Stephen J. Riney: I would echo that ending comment by John. Egypt is importing LNG now. From an energy security perspective for the country, they are just as interested in gas as they are in oil, because they can import both oil or refined products, which they do.
Operator: Thank you. I am showing no further questions at this time. I would like to hand the conference back over to John Christmann for closing remarks.

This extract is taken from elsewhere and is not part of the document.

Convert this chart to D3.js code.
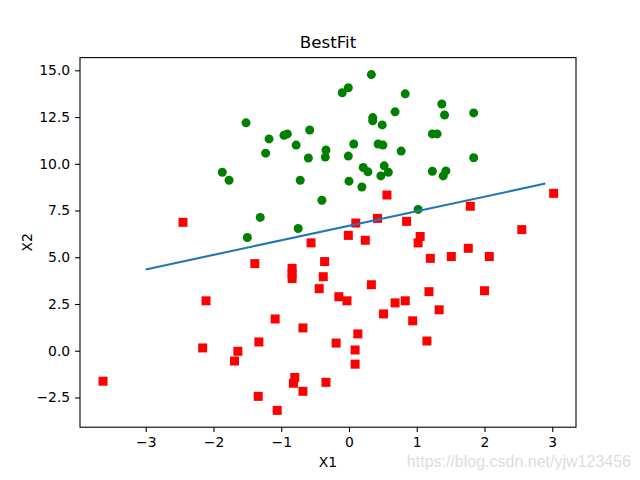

John J. Christmann: Thank you. In closing, we delivered an excellent first quarter, with continued execution across our asset base driving strong operational and financial performance. In this current price environment, our focus remains on free cash flow generation through disciplined capital allocation and continued cost reductions. We continue to make significant progress toward our $3 billion net debt target and will continue to balance further debt reduction and meaningful capital returns to shareholders through the cycle. Finally, we are well positioned to sustain production volumes across the Permian and Egypt over the next several years, providing a durable foundation for free cash flow generation.
Suriname Grand Morgue remains on track for first oil in mid-2028 and is expected to drive meaningful organic oil production and free cash flow growth over the longer term. With that, I will turn the call back over to the operator. Thank you.
Operator: This concludes today’s conference call. Thank you for participating, and you may now disconnect. Everyone have a great day.